By then, he says, he had also come to realise that Obiang’s tyranny had been exaggerated. Ignoring my raised eyebrow, he adds that after the failed coup people’s lives improved greatly, so it had arguably been worthwhile.
Perhaps so. Yet given the unlikely friendship he developed with 81-year-old Obiang, now Africa’s second longest-serving dictator, some might question this assertion.
He admits to receiving almost £100,000 from the president since his release and when he arrives in Equatorial Guinea on expenses-paid visits (there have so far been five) the man he tried to depose warmly embraces him.
Mann was freed at just 48 hours’ notice, on November 4, 2009, a day he celebrates ‘like a birthday’.
His sister and brother arrived in a private jet and — in a suit that hung from his shrunken frame — he was flown to Luton Airport, where a Harrods butler served him tea. Given crown immunity from prosecution in Britain, he then kept the second part of his pledge to Obiang and began helping Scotland Yard to hunt down the coup’s ringleaders.

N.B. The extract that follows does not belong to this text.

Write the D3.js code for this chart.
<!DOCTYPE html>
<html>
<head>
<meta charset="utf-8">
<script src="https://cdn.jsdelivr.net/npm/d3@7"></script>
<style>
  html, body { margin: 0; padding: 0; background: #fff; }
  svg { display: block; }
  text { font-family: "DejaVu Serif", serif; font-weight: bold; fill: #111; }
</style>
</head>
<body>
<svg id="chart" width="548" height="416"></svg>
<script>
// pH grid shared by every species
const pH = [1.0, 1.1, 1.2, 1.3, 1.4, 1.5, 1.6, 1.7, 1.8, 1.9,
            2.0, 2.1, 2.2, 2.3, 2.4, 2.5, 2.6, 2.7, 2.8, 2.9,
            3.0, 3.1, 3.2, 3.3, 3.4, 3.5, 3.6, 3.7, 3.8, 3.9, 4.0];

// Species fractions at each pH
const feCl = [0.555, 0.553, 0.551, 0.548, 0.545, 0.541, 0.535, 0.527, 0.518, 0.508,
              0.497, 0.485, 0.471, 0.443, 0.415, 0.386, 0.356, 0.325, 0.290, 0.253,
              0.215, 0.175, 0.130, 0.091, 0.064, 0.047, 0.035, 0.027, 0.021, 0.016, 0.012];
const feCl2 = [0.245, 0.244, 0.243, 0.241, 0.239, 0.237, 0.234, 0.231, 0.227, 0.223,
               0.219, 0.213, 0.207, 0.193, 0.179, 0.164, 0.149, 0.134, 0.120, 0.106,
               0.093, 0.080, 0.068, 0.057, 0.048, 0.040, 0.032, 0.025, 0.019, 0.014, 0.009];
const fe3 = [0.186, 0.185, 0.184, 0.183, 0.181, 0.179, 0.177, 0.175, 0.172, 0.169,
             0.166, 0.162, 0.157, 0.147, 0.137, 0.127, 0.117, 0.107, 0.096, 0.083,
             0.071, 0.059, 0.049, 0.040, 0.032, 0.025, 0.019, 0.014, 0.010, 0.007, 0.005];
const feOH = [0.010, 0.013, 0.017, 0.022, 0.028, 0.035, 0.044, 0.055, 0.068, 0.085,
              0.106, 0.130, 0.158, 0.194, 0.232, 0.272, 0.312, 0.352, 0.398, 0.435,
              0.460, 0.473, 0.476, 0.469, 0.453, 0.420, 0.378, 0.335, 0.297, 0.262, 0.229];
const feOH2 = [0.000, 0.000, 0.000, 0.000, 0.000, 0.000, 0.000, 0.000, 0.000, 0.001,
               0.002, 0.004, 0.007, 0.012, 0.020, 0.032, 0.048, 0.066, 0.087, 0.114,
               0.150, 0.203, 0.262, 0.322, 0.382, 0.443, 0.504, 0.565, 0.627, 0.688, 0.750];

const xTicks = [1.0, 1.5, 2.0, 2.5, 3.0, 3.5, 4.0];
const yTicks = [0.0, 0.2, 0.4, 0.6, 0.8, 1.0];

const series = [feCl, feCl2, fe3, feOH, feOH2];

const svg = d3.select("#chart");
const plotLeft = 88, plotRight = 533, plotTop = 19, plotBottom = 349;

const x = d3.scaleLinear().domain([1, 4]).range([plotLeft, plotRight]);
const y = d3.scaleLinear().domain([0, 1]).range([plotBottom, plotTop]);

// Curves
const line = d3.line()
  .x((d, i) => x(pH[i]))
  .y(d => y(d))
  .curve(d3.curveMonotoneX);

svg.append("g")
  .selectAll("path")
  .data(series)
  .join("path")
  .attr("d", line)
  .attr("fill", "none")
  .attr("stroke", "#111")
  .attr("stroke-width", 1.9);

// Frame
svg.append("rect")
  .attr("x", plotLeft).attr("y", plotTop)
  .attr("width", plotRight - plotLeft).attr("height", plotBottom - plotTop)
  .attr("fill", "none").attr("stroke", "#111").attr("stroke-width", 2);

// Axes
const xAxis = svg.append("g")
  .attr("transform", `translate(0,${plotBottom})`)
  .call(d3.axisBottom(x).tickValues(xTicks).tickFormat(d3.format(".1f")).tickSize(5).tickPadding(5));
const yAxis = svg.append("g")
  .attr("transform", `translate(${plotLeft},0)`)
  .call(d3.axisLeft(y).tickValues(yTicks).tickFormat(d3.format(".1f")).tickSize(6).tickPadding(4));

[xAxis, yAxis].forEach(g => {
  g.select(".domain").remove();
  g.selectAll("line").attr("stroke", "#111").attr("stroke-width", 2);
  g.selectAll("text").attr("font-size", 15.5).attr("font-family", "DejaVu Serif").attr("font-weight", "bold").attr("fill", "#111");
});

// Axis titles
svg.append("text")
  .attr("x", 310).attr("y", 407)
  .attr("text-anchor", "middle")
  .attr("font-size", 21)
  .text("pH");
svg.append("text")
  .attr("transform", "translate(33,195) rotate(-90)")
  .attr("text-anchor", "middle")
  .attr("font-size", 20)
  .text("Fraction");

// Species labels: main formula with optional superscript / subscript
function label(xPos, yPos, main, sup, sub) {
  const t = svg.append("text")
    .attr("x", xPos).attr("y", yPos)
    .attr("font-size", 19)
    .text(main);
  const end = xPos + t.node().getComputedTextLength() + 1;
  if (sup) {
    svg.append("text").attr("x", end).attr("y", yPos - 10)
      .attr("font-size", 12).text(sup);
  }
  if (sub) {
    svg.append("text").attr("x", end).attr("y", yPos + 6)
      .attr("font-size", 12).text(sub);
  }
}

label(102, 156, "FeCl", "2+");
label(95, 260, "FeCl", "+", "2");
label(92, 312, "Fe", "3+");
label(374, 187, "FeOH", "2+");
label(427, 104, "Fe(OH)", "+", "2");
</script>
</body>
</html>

However, he reveals, he withdrew his co-operation after anti-terror officers warned him they would be ‘knocking on the doors of the most powerful people in the country’ and that, when that happened, he would be ‘absolutely massacred’ by their lawyers. It meant Mann alone carried the can.

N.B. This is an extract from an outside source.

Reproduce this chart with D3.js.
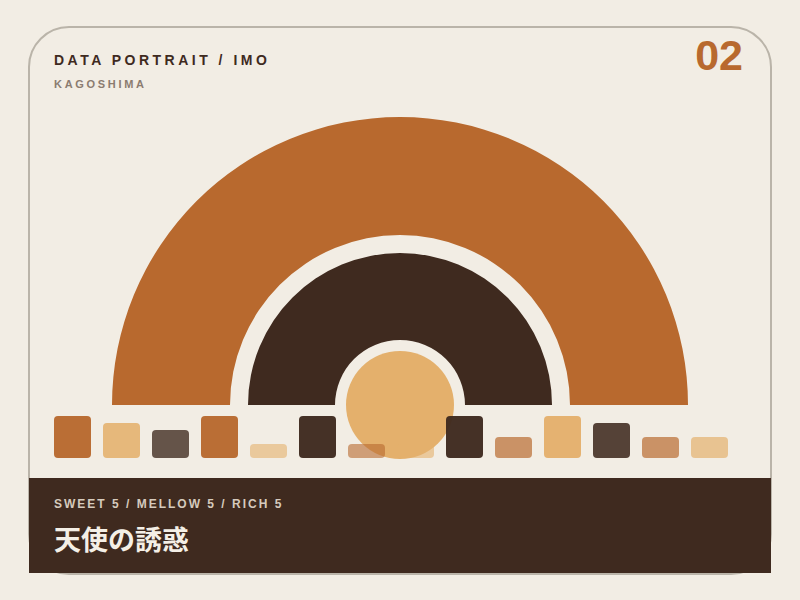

Yet Mark Thatcher was also publicly dragged into the affair. In August 2004, two days before Mann’s trial in Zimbabwe, he was arrested in an early morning raid on his Constantia mansion and accused of bankrolling the purchase of a £250,000 helicopter needed for the incursion.

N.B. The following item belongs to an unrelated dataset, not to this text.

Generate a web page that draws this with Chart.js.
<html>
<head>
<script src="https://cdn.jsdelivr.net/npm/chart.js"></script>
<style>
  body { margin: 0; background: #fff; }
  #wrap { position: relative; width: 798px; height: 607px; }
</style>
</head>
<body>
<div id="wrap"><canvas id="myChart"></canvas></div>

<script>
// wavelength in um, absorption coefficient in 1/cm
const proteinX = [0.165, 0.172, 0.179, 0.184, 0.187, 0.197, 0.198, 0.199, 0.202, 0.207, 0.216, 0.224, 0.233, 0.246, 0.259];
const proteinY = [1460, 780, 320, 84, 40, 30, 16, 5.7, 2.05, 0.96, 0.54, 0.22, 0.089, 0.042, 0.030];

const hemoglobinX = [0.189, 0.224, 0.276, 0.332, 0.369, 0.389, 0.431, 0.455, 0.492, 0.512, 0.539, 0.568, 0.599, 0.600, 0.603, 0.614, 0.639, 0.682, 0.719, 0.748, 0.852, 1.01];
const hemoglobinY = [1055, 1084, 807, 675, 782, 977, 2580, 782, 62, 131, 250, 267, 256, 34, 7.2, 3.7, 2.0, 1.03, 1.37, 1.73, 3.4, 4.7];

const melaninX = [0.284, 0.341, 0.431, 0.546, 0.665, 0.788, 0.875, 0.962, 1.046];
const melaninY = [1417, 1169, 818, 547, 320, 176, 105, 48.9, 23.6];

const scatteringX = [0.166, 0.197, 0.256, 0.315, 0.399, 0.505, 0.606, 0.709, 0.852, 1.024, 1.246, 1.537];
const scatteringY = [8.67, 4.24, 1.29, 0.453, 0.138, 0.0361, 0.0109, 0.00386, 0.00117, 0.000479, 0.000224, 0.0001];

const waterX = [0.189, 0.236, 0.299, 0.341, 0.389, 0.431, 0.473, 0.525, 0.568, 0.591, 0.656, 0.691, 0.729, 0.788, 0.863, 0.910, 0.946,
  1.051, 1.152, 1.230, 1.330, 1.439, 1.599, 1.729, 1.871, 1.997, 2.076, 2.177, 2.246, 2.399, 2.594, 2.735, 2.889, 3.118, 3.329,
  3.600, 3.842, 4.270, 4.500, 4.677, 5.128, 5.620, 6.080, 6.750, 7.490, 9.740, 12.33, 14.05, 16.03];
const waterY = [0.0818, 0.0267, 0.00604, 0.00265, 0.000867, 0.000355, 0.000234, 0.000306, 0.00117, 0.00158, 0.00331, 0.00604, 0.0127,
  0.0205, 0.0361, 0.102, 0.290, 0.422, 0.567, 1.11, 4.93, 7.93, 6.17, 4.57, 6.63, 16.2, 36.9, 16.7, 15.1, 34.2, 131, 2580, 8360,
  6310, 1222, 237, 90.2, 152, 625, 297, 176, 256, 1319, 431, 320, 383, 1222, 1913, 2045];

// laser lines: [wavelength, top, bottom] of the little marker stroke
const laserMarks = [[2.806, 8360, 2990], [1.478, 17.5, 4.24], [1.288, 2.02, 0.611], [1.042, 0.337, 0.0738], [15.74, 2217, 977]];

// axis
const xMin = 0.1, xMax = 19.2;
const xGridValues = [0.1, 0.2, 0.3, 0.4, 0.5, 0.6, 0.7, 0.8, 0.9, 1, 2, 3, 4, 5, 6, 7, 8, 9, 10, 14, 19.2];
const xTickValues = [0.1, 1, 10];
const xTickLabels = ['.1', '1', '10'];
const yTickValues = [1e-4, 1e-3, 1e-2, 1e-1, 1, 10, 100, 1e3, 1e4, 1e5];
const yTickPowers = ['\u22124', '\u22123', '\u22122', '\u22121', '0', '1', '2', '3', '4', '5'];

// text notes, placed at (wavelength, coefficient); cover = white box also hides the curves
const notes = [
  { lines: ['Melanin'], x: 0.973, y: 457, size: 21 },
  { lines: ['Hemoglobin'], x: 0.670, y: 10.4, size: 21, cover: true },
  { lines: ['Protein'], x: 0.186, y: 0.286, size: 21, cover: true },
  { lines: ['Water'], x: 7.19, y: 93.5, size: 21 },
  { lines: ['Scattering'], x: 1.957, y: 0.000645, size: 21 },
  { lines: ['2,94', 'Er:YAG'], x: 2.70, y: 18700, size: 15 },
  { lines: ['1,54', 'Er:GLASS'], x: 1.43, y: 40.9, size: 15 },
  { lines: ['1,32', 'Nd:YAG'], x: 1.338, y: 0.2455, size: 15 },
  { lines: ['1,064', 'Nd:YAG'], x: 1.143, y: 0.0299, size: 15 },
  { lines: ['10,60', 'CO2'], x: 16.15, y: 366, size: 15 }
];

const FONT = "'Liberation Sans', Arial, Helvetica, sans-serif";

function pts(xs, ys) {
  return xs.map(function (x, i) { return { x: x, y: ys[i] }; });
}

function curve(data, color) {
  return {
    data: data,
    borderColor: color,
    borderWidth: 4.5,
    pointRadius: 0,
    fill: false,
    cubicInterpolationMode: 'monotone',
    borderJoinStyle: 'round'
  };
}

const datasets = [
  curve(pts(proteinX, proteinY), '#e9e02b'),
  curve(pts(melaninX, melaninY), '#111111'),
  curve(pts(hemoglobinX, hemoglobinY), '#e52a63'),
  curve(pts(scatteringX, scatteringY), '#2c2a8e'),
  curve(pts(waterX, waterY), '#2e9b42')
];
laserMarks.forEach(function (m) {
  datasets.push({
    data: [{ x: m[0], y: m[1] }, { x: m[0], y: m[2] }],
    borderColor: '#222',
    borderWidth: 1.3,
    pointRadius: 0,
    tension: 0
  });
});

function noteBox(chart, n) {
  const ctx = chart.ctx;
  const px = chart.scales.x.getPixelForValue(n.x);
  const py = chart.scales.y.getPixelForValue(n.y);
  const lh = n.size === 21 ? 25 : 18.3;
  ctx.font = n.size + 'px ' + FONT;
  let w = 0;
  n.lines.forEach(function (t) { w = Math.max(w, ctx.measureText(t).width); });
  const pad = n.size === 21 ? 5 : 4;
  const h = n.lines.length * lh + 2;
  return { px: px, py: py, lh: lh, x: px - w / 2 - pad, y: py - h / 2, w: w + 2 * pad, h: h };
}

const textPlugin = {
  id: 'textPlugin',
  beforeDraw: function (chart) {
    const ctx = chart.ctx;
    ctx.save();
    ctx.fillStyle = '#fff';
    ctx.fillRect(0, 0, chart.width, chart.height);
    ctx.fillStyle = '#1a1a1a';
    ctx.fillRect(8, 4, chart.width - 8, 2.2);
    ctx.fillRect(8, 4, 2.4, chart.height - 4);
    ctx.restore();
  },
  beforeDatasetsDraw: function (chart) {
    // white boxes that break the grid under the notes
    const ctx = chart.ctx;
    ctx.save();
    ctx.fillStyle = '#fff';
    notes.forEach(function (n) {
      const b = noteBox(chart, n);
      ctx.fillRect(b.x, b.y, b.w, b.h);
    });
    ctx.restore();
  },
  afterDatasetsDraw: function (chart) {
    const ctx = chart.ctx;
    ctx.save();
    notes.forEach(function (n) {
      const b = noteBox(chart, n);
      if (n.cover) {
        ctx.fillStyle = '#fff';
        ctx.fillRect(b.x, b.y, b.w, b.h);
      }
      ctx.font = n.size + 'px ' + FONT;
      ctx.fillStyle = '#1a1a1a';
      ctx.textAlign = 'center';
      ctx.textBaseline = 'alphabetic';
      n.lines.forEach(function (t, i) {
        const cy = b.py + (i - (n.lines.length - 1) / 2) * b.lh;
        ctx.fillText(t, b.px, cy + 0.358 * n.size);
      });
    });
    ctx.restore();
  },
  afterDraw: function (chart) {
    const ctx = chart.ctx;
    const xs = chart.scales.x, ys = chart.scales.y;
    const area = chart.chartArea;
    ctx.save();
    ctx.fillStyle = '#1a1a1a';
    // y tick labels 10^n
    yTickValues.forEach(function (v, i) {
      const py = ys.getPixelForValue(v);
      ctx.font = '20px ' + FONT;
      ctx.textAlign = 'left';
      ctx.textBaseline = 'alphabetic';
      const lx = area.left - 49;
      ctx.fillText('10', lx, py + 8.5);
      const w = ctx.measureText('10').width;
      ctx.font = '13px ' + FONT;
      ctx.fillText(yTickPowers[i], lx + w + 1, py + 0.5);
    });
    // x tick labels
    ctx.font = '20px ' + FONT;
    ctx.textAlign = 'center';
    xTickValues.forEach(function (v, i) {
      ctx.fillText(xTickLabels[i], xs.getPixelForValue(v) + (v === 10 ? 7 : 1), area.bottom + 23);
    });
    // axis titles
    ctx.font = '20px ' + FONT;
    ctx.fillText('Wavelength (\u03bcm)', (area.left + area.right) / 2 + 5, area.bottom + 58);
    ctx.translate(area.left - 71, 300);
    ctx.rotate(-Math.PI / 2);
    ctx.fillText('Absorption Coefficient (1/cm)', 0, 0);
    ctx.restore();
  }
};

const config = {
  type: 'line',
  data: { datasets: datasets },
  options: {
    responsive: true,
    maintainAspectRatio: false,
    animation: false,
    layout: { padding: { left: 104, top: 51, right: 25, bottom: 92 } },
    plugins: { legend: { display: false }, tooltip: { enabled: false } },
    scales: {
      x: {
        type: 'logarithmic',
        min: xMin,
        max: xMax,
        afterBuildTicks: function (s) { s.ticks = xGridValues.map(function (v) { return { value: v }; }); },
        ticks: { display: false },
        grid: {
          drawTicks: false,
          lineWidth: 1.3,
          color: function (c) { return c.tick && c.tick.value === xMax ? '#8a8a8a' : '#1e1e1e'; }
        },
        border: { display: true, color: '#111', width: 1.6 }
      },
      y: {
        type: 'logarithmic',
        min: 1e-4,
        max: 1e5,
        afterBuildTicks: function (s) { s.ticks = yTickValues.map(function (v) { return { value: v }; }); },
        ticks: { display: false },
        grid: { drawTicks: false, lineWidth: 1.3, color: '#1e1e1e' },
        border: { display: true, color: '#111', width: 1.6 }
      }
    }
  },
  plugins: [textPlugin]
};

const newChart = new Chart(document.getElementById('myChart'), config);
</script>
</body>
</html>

Charged with breaking anti-mercenary laws, he pleaded ignorance, saying he believed the helicopter was to be used for medical emergencies. Under a plea-bargaining arrangement, he escaped with a $500,000 (£395,000) fine and a four-year suspended sentence. Afterwards, Mann says, he received ‘not even a postcard’ from Thatcher.
Mark Thatcher, son of former Prime Minister Margaret Thatcher, leaves court in Cape Town, February 18, 2005
For peace of mind he came to forgive everyone who deserted him, and when, a couple of years ago, he ran into Thatcher in London, they shook hands over a drink.
Apart from his role with HUI, Mann delivers paid lectures to the British Army and advises on security and energy issues ‘at presidential level’.
But while he is happy to discuss business issues, he is reluctant to talk about his personal life. He did once disclose that imprisonment took a heavy toll on his marriage to Amanda, who felt like a stranger when he returned home.
For the sake of their four school-aged children (Mann has three others by his first wife, including his son Jack, who was at Sandhurst with Prince Harry and an usher at his wedding) they stayed together.
But friends say they have since drifted apart and their future seems uncertain. Nonetheless, Mann was decidedly chipper when we met this week.
He is clearly warming to his unlikely reinvention, as a dog of environmental war.
And if he can help rid the world of unwanted plastic, that will be quite some coup.